Ce qui me passionne, c’est d’écrire des personnages qui se battent pour avoir le droit de vivre, d’être ce que la nature a fait d’eux, sans ombre, sans peur, sans honte. Ce que nous sommes ne doit pas être source de honte. La honte est un sentiment qui naît d’une manière d’agir peu reluisante ou carrément rédhibitoire. Elle est donc inappropriée quand elle concerne la nature profonde d’un être humain.

Deux de vos films se passent pendant les années 60 (Que faisaient les femmes… et Sœur Sourire). Les milieux que vous dépeignez sont ceux du petit commerce déclinant mais digne dans une société de consommation qui voit l’avènement des grandes surfaces. Vous avez une « tendresse » particulière pour ce milieu ?

Oh oui ! Mes grands-parents maternels étaient commerçants, mais ce n’est pas l’unique raison de mon attachement au petit commerce. Ils sont les derniers bastions de la convivialité dans les villes. Des lieux où l’individu a sa place, où on se connaît, où on se reconnaît, où on est familier des habitudes de chacun. J’ai le sentiment que s’ils continuent d’exister, on aura moins de chances de mourir seul dans son coin sans que personne le remarque. Et puis, ils me ramènent à ces magasins pour enfants que nous avons tous connus, avec leurs faux fruits et légumes, leurs boîtes de conserve miniatures, leurs balances avec des poids, leurs caisses enregistreuses qui font « Gling ! ».

Vous êtes belge. La plupart de vos œuvres et tous vos films se passent en Belgique dans de petits lotissements ou loin de Bruxelles (à Céroux par exemple). Pourtant, il y a aussi un « rêve d’ailleurs », souvent incarné par Paris. Est-ce que ce sont vos deux pôles et quelle place occupent-ils ?

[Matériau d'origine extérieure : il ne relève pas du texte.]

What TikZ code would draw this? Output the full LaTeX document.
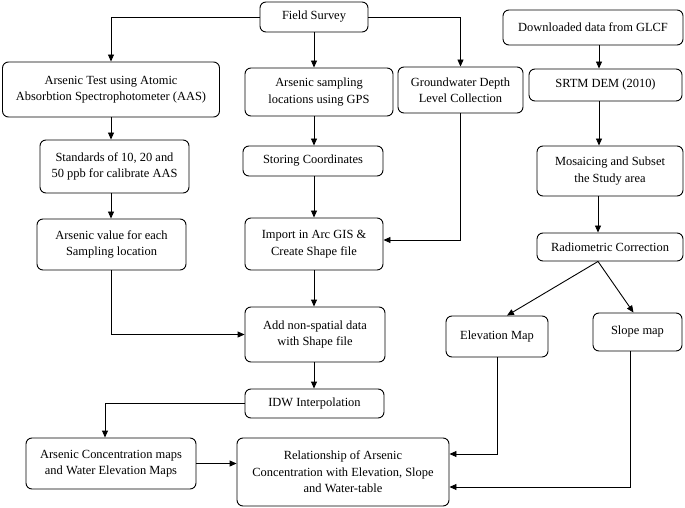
\documentclass[tikz,border=0pt]{standalone}
\usepackage{fontspec}
\setmainfont{Liberation Serif}
\usetikzlibrary{arrows.meta,calc}
\begin{document}
\begin{tikzpicture}[x=1bp,y=-1bp,
  box/.style={draw=black,line width=0.9bp,rounded corners=6bp,align=center,inner sep=0pt,
    font=\fontsize{12.5}{16.5}\selectfont},
  arr/.style={draw=black,line width=0.9bp,-{Triangle[length=7bp,width=6bp]}},
  ln/.style={draw=black,line width=0.9bp}]
\useasboundingbox (0,0) rectangle (685,508);
% left and middle column
\node[box,minimum width=108bp,minimum height=30bp] (fs) at (314,17) {Field Survey};
\node[box,minimum width=217bp,minimum height=55bp] (at) at (111,89.5) {Arsenic Test using Atomic\\Absorbtion Spectrophotometer (AAS)};
\node[box,minimum width=149bp,minimum height=53bp] (std) at (114.5,166.5) {Standards of 10, 20 and\\50 ppb for calibrate AAS};
\node[box,minimum width=149bp,minimum height=51bp] (av) at (111.5,244.5) {Arsenic value for each\\Sampling location};
\node[box,minimum width=148bp,minimum height=48bp] (asl) at (319,92) {Arsenic sampling\\locations using GPS};
\node[box,minimum width=140bp,minimum height=30bp] (sc) at (313,161) {Storing Coordinates};
\node[box,minimum width=138bp,minimum height=52bp] (imp) at (314,244) {Import in Arc GIS \&\\Create Shape file};
\node[box,minimum width=140bp,minimum height=55bp] (add) at (315,334.5) {Add non-spatial data\\with Shape file};
\node[box,minimum width=139bp,minimum height=29bp] (idw) at (314.5,403.5) {IDW Interpolation};
\node[box,minimum width=170bp,minimum height=51bp] (acm) at (111,463.5) {Arsenic Concentration maps\\and Water Elevation Maps};
\node[box,minimum width=212bp,minimum height=68bp] (rel) at (343,472) {Relationship of Arsenic\\Concentration with Elevation, Slope\\and Water-table};
\node[box,minimum width=125bp,minimum height=46bp] (gw) at (460.5,90) {Groundwater Depth\\Level Collection};
% right column
\node[box,minimum width=180bp,minimum height=35bp] (dl) at (593,27.5) {Downloaded data from GLCF};
\node[box,minimum width=153bp,minimum height=32bp] (srtm) at (605.5,85) {SRTM DEM (2010)};
\node[box,minimum width=146bp,minimum height=50bp] (mos) at (610,171) {Mosaicing and Subset\\the Study area};
\node[box,minimum width=146bp,minimum height=28bp] (rad) at (610,247) {Radiometric Correction};
\node[box,minimum width=102bp,minimum height=41bp] (elev) at (497,336.5) {Elevation Map};
\node[box,minimum width=89bp,minimum height=38bp] (slope) at (637.5,332) {Slope map};
% connectors
\draw[arr] (fs.west) -| (at.north);
\draw[arr] (fs.south) -- (fs.south |- asl.north);
\draw[arr] (fs.east) -| (gw.north);
\draw[arr] (at.south) -- (at.south |- std.north);
\draw[arr] (at.south |- std.south) -- (at.south |- av.north);
\draw[arr] (av.south) |- (add.west);
\draw[arr] (fs.south |- asl.south) -- (fs.south |- sc.north);
\draw[arr] (fs.south |- sc.south) -- (fs.south |- imp.north);
\draw[arr] (gw.south) |- ($(imp.east)+(0,-4)$);
\draw[arr] (fs.south |- imp.south) -- (fs.south |- add.north);
\draw[arr] (fs.south |- add.south) -- (fs.south |- idw.north);
\draw[arr] (idw.west) -| ($(acm.north)+(-6,0)$);
\draw[arr] (acm.east) -- (acm.east -| rel.west);
\draw[arr] ($(dl.south)+(6,0)$) -- ($(srtm.north)+(-6.5,0)$);
\draw[arr] ($(srtm.south)+(-6.5,0)$) -- ($(mos.north)+(-11,0)$);
\draw[arr] ($(mos.south)+(-12,0)$) -- ($(rad.north)+(-12,0)$);
\draw[arr] ($(rad.south)+(-12,0)$) -- ($(elev.north)+(10,0)$);
\draw[arr] ($(rad.south)+(-12,0)$) -- ($(slope.north)+(-4,0)$);
\draw[arr] (elev.south) |- ($(rel.east)+(0,-18)$);
\draw[arr] ($(slope.south)+(-7.5,0)$) |- ($(rel.east)+(0,15)$);
\end{tikzpicture}
\end{document}
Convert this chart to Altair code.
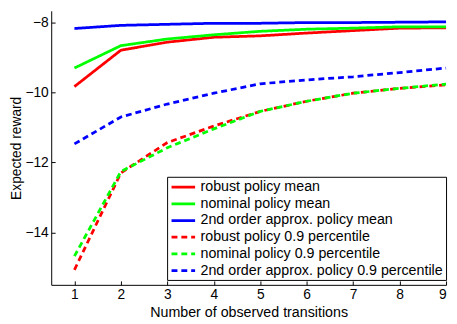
import altair as alt
import pandas as pd

x_vals = [1, 2, 3, 4, 5, 6, 7, 8, 9]
robust_mean = [-9.83, -8.79, -8.56, -8.42, -8.38, -8.30, -8.23, -8.16, -8.15]
nominal_mean = [-9.30, -8.66, -8.47, -8.35, -8.25, -8.19, -8.16, -8.12, -8.12]
approx_mean = [-8.17, -8.08, -8.05, -8.02, -8.02, -8.00, -8.00, -7.99, -7.98]
robust_p90 = [-15.07, -12.30, -11.43, -10.96, -10.54, -10.25, -10.02, -9.88, -9.78]
nominal_p90 = [-14.68, -12.26, -11.58, -11.04, -10.54, -10.25, -10.02, -9.88, -9.76]
approx_p90 = [-11.47, -10.70, -10.33, -10.02, -9.75, -9.64, -9.55, -9.43, -9.30]

names = [
    "robust policy mean",
    "nominal policy mean",
    "2nd order approx. policy mean",
    "robust policy 0.9 percentile",
    "nominal policy 0.9 percentile",
    "2nd order approx. policy 0.9 percentile",
]
series = [robust_mean, nominal_mean, approx_mean, robust_p90, nominal_p90, approx_p90]
colors = ["#ff0000", "#00ff00", "#0000ff", "#ff0000", "#00ff00", "#0000ff"]
dashes = [[1, 0], [1, 0], [1, 0], [6, 4], [6, 4], [6, 4]]

rows = []
for n, vals in zip(names, series):
    for xv, yv in zip(x_vals, vals):
        rows.append({"x": xv, "y": yv, "series": n})
df = pd.DataFrame(rows)

W, H = 402, 279
FONT = "Liberation Sans"

xs = alt.Scale(domain=[0.5, 9], nice=False, zero=False)
ys = alt.Scale(domain=[-15.5, -7.664], nice=False, zero=False)

lines = alt.Chart(df).mark_line(strokeWidth=2.8).encode(
    x=alt.X("x:Q", scale=xs,
            axis=alt.Axis(title="Number of observed transitions", values=x_vals,
                          ticks=False, grid=False, labelPadding=3, titlePadding=4)),
    y=alt.Y("y:Q", scale=ys,
            axis=alt.Axis(title="Expected reward", values=[-8, -10, -12, -14],
                          ticks=False, grid=False, labelPadding=3, titlePadding=2,
                          titleFontSize=14, format="d")),
    color=alt.Color("series:N", sort=names,
                    scale=alt.Scale(domain=names, range=colors),
                    legend=alt.Legend(title=None, orient="none", legendX=118, legendY=169,
                                      symbolType="M-1,0H3", symbolSize=144,
                                      symbolStrokeWidth=2.8, fillColor="white",
                                      strokeColor="black", padding=3, rowPadding=2,
                                      labelOffset=16, labelFontSize=14.5, labelFont=FONT,
                                      labelColor="black", cornerRadius=0,
                                      labelLimit=400)),
    strokeDash=alt.StrokeDash("series:N", sort=names,
                              scale=alt.Scale(domain=names, range=dashes),
                              legend=None),
    detail="series:N",
)

ticks = alt.Chart(df).mark_line(opacity=0).encode(
    x=alt.X("x:Q", scale=xs,
            axis=alt.Axis(orient="top", offset=-H, values=x_vals, labels=False,
                          domain=False, ticks=True, tickSize=4, grid=False, title=None)),
    y=alt.Y("y:Q", scale=ys,
            axis=alt.Axis(orient="right", offset=-W, values=[-8, -10, -12, -14],
                          labels=False, domain=False, ticks=True, tickSize=4,
                          grid=False, title=None)),
    detail="series:N",
)

chart = alt.layer(lines, ticks).resolve_axis(x="independent", y="independent").properties(
    width=W, height=H,
    autosize=alt.AutoSizeParams(type="none"),
    padding={"left": 44, "top": 0, "right": 3, "bottom": 37},
).configure_view(stroke=None).configure_axis(
    labelFont=FONT, titleFont=FONT, labelFontSize=14, titleFontSize=14.5,
    labelColor="black", titleColor="black", domainColor="black", tickColor="black",
    titleFontWeight="normal", domainWidth=1,
)

chart.save("out.html", embed_options={"renderer": "svg", "actions": False})
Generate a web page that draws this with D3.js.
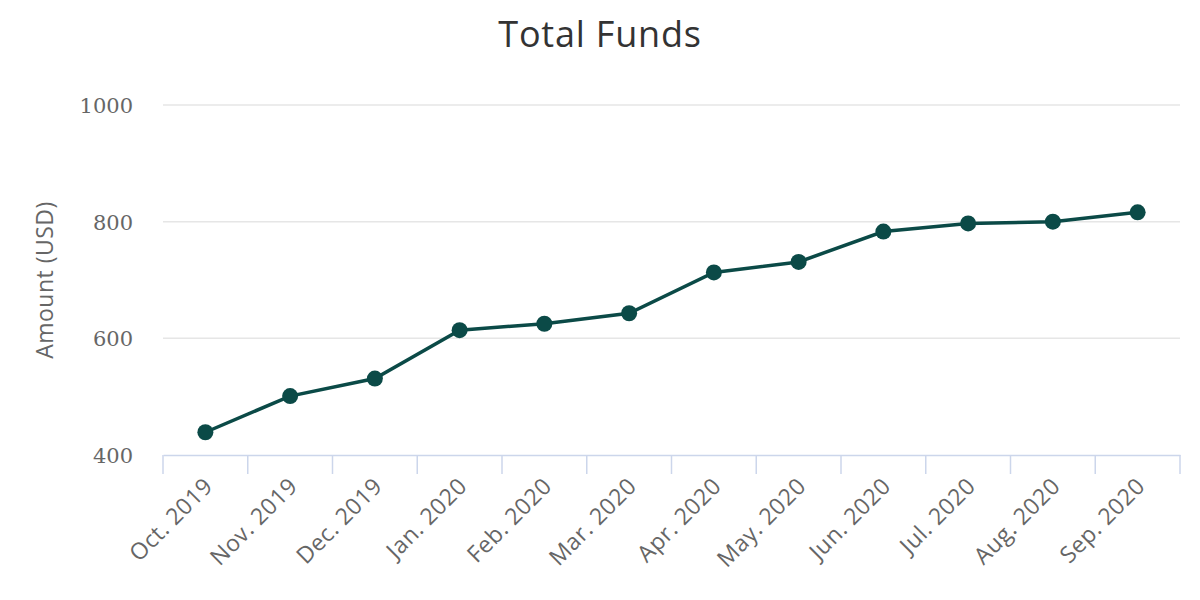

Bruxelles est un grand village qui s’articule en « lotissements » autour d’un centre ville minuscule et plein de charme. Il y existe une qualité de vie, un esprit bon enfant, une atmosphère de carte de Noël hors du temps qu’on ne trouve nulle part ailleurs. Je travaille beaucoup à Paris qui est une ville bouillonnante à tous points de vue, électrisante, mais je n’imagine pas vivre ailleurs qu’à Bruxelles. C’est le lieu où je retrouve cette liberté de n’avoir rien à perdre qui m’est essentielle à l’écriture.